In-room relaxation offerings, she added, were particularly well-suited to dealing with the worries of fearful guests. “Anything you can do to limit contact with other people but still have some sort of experience related to wellness is especially good in the immediate climate,” Ms. Finkelstein said. “Providing that safe space for relaxation — that’s one immediate way to solve some of these travel-related anxieties.”

Ms. Finkelstein characterized the trend as an offshoot of the digitally enhanced in-room fitness offerings a number of hotel brands have started in recent years and connected it to the rising interest in wellness and self-care. “A lot of these fitness brands have almost a cult following, if you will,” she said. “When people are traveling, what they don’t want is for their routine to get disrupted.”

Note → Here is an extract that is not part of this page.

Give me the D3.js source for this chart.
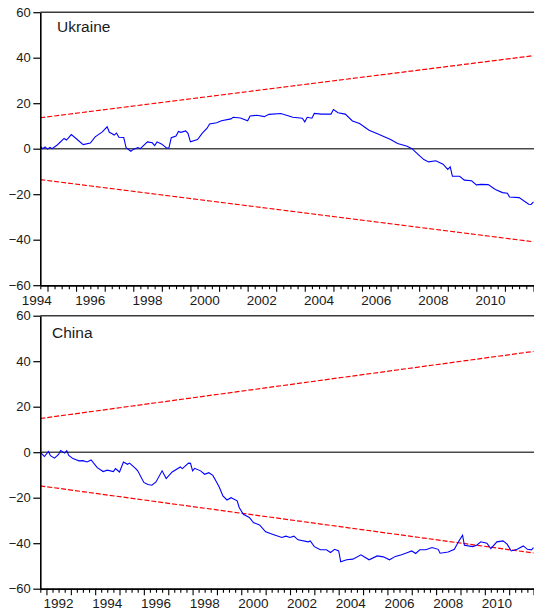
<!DOCTYPE html>
<html>
<head>
<meta charset="utf-8">
<script src="https://cdn.jsdelivr.net/npm/d3@7"></script>
<style>
  body { margin: 0; background: #fff; }
  svg { display: block; }
  text { font-family: "Liberation Sans", Arial, sans-serif; fill: #1a1a1a; }
</style>
</head>
<body>
<svg id="chart" width="534" height="616"></svg>
<script>
// CUSUM of recursive residuals, Ukraine (monthly)
const ukraineMonths = [
  "1994-10","1994-11","1994-12","1995-01","1995-02","1995-03","1995-05","1995-06","1995-08","1995-09",
  "1995-11","1996-01","1996-04","1996-07","1996-09","1996-12","1997-02","1997-03","1997-04","1997-05",
  "1997-06","1997-07","1997-09","1997-10","1997-12","1998-01","1998-03","1998-04","1998-07","1998-09",
  "1998-10","1998-11","1999-01","1999-03","1999-04","1999-05","1999-07","1999-08","1999-09","1999-11",
  "1999-12","2000-01","2000-04","2000-06","2000-08","2000-09","2000-12","2001-02","2001-06","2001-07",
  "2001-10","2002-01","2002-02","2002-05","2002-08","2002-10","2003-03","2003-08","2003-12","2004-01",
  "2004-02","2004-04","2004-05","2004-08","2004-12","2005-01","2005-03","2005-06","2005-09","2005-12",
  "2006-04","2006-08","2007-01","2007-04","2007-08","2007-10","2008-01","2008-03","2008-05","2008-08",
  "2008-11","2009-01","2009-02","2009-03","2009-06","2009-08","2009-11","2010-01","2010-03","2010-06",
  "2010-09","2010-12","2011-02","2011-03","2011-07","2011-11","2011-12","2012-01"
];
const ukraineCusum = [
  1.0, 0.0, 0.8, -0.2, 0.6, 0.0, 1.5, 2.5, 4.5, 3.8,
  6.2, 4.5, 1.8, 2.5, 5.2, 7.4, 9.6, 7.2, 6.7, 6.0,
  6.9, 5.0, 4.9, 0.5, -1.1, -0.3, 0.5, 0.0, 3.0, 2.6,
  1.4, 3.0, 2.0, 0.3, 0.3, 4.8, 5.6, 7.6, 7.2, 7.8,
  6.8, 3.0, 4.0, 6.8, 9.0, 10.9, 11.4, 12.3, 13.1, 13.8,
  13.5, 12.3, 14.4, 14.7, 14.1, 15.1, 15.5, 13.8, 13.4, 11.8,
  13.8, 13.4, 15.5, 15.2, 15.2, 17.2, 15.8, 15.2, 12.2, 11.1,
  8.1, 6.4, 4.0, 2.3, 1.1, 0.0, -2.9, -4.8, -5.8, -5.3,
  -6.8, -9.1, -8.0, -12.1, -12.1, -13.8, -14.1, -15.9, -15.7, -15.8,
  -17.9, -19.3, -19.6, -21.2, -21.5, -24.4, -24.5, -23.4
];
// 5% significance bounds at the first and last observation
const ukraineBound = [13.6, 40.9];

// CUSUM of recursive residuals, China (monthly)
const chinaMonths = [
  "1991-10","1991-12","1992-02","1992-03","1992-05","1992-07","1992-08","1992-10","1992-11","1992-12",
  "1993-02","1993-04","1993-05","1993-07","1993-09","1993-11","1994-02","1994-05","1994-07","1994-10",
  "1994-11","1995-01","1995-03","1995-05","1995-06","1995-09","1995-10","1996-01","1996-03","1996-05",
  "1996-07","1996-10","1996-12","1997-03","1997-07","1997-08","1997-11","1997-12","1998-01","1998-02",
  "1998-05","1998-07","1998-09","1998-11","1999-01","1999-02","1999-04","1999-06","1999-08","1999-11",
  "1999-12","2000-02","2000-05","2000-07","2000-10","2001-01","2001-04","2001-09","2001-11","2002-01",
  "2002-03","2002-05","2002-10","2002-11","2003-01","2003-04","2003-07","2003-09","2003-11","2004-01",
  "2004-02","2004-05","2004-08","2004-12","2005-04","2005-08","2005-11","2006-02","2006-05","2006-08",
  "2006-11","2007-01","2007-03","2007-05","2007-08","2007-11","2008-02","2008-03","2008-07","2008-10",
  "2008-12","2009-02","2009-03","2009-07","2009-09","2009-11","2010-02","2010-04","2010-07","2010-10",
  "2010-12","2011-02","2011-05","2011-08","2011-10","2011-12","2012-01"
];
const chinaCusum = [
  0.0, -1.9, 0.3, -1.5, -2.6, -1.0, 0.7, -0.4, 0.6, -1.4,
  -2.8, -3.4, -3.8, -3.7, -4.3, -3.4, -6.8, -8.5, -7.9, -8.5,
  -7.2, -8.7, -4.3, -5.3, -4.8, -7.2, -8.2, -13.3, -14.2, -14.5,
  -13.1, -8.2, -11.6, -8.7, -6.5, -7.2, -4.8, -4.9, -8.2, -7.1,
  -8.2, -9.7, -9.0, -10.2, -13.4, -15.1, -19.2, -21.0, -20.0, -21.4,
  -24.3, -27.3, -28.7, -30.9, -32.0, -35.0, -36.0, -37.5, -36.9, -37.5,
  -36.9, -38.5, -39.4, -39.0, -41.5, -42.9, -42.9, -44.1, -42.7, -43.4,
  -48.2, -47.3, -47.0, -45.1, -47.3, -45.6, -46.0, -47.3, -45.8, -45.1,
  -44.1, -43.4, -44.5, -42.9, -42.9, -41.9, -42.7, -44.4, -43.9, -42.7,
  -39.4, -36.5, -40.9, -41.5, -40.9, -39.4, -40.0, -42.4, -39.4, -39.0,
  -40.4, -43.4, -42.7, -41.2, -42.7, -42.9, -41.9
];
const chinaBound = [14.8, 44.3];

const yTicks = [-60, -40, -20, 0, 20, 40, 60];
const ukraineYearLabels = ["1994","1996","1998","2000","2002","2004","2006","2008","2010"];
const chinaYearLabels = ["1992","1994","1996","1998","2000","2002","2004","2006","2008","2010"];

const panels = [
  { title: "Ukraine", months: ukraineMonths, values: ukraineCusum, bound: ukraineBound,
    labels: ukraineYearLabels, top: 12.2, bottom: 285.2, titleX: 57, titleY: 32 },
  { title: "China", months: chinaMonths, values: chinaCusum, bound: chinaBound,
    labels: chinaYearLabels, top: 315.7, bottom: 588.7, titleX: 52, titleY: 337.5 }
];

const parseMonth = d3.timeParse("%Y-%m");
const svg = d3.select("#chart");
const left = 40.3, right = 533.5;

panels.forEach(p => {
  const dates = p.months.map(parseMonth);
  const first = dates[0], last = dates[dates.length - 1];
  const x = d3.scaleTime().domain([first, last]).range([left, right]);
  const y = d3.scaleLinear().domain([-60, 60]).range([p.bottom, p.top]);
  const g = svg.append("g");

  // frame top edge and zero line
  g.append("line").attr("x1", left).attr("x2", 534).attr("y1", y(60)).attr("y2", y(60))
    .attr("stroke", "#3a3a3a").attr("stroke-width", 1.6);
  g.append("line").attr("x1", left).attr("x2", 534).attr("y1", y(0)).attr("y2", y(0))
    .attr("stroke", "#4a4a4a").attr("stroke-width", 1.4);

  // significance bounds
  const boundLine = d3.line().x(d => x(d[0])).y(d => y(d[1]));
  [1, -1].forEach(s => {
    g.append("path")
      .datum([[first, s * p.bound[0]], [last, s * p.bound[1]]])
      .attr("d", boundLine)
      .attr("fill", "none").attr("stroke", "#ff0000").attr("stroke-width", 1.2)
      .attr("stroke-dasharray", "5,2");
  });

  // CUSUM series
  const series = dates.map((d, i) => [d, p.values[i]]);
  g.append("path").datum(series)
    .attr("d", d3.line().x(d => x(d[0])).y(d => y(d[1])))
    .attr("fill", "none").attr("stroke", "#0000ff").attr("stroke-width", 1.1);

  // y axis
  const yAxis = g.append("g").attr("transform", `translate(${left},0)`)
    .call(d3.axisLeft(y).tickValues(yTicks).tickSize(7).tickPadding(2.5).tickSizeOuter(0));
  yAxis.select(".domain").attr("stroke", "#000").attr("stroke-width", 1.6);
  yAxis.selectAll(".tick line").attr("stroke", "#000").attr("stroke-width", 1.2);
  yAxis.selectAll(".tick text").style("font-size", "13px").style("fill", "#1a1a1a");

  // x axis: year ticks (long), quarter ticks (short)
  const axisY = p.bottom;
  const quarters = d3.timeMonth.every(3).range(first, d3.timeDay.offset(last, 1))
    .filter(d => d.getMonth() !== 0);
  const years = d3.timeYear.range(first, d3.timeDay.offset(last, 1));
  const xq = g.append("g").attr("transform", `translate(0,${axisY})`)
    .call(d3.axisBottom(x).tickValues(quarters).tickSize(4).tickFormat("").tickSizeOuter(0));
  const xy = g.append("g").attr("transform", `translate(0,${axisY})`)
    .call(d3.axisBottom(x).tickValues(years).tickSize(6.5).tickFormat("").tickSizeOuter(0));
  [xq, xy].forEach(a => {
    a.select(".domain").attr("stroke", "#000").attr("stroke-width", 1.6);
    a.selectAll(".tick line").attr("stroke", "#000").attr("stroke-width", 1.1);
  });

  // year labels centred under each year's span
  p.labels.forEach(lbl => {
    const yr = +lbl;
    const mid = x(new Date(yr, 6, 1));
    const start = new Date(yr, 0, 1);
    const cx = start < first ? (mid + x(first)) / 2 : mid;
    g.append("text").attr("x", cx).attr("y", axisY + 19.5)
      .attr("text-anchor", "middle").style("font-size", "13.5px").text(lbl);
  });

  // panel title
  g.append("text").attr("x", p.titleX).attr("y", p.titleY)
    .style("font-size", "15.5px").text(p.title);
});
</script>
</body>
</html>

Amenities promoting sleep also are an extension of the hotel industry’s arms race in bedding goods like mattresses and pillows, said Phil Cordell, senior vice president of new brand development for Hilton Hotels & Resorts. The availability of meditation and sleep guides is the next logical step, he said. “It’s an extension-slash-evolution of how some of the thinking has been over the past few years.”

Hilton is starting a new brand called Tempo that will offer in-room relaxation and sleep content via TV as well as printed literature when its hotels open starting next year. (Construction began earlier this month on the first one in Louisville, Ky.)

Mr. Cordell said that improving “sleep hygiene” was a major goal for the Tempo brand. “We have a million demands on our time when we travel,” he said. “It’s hard for us to disconnect the brain sometimes. Sleep shortfall is one of the biggest challenges we face today.”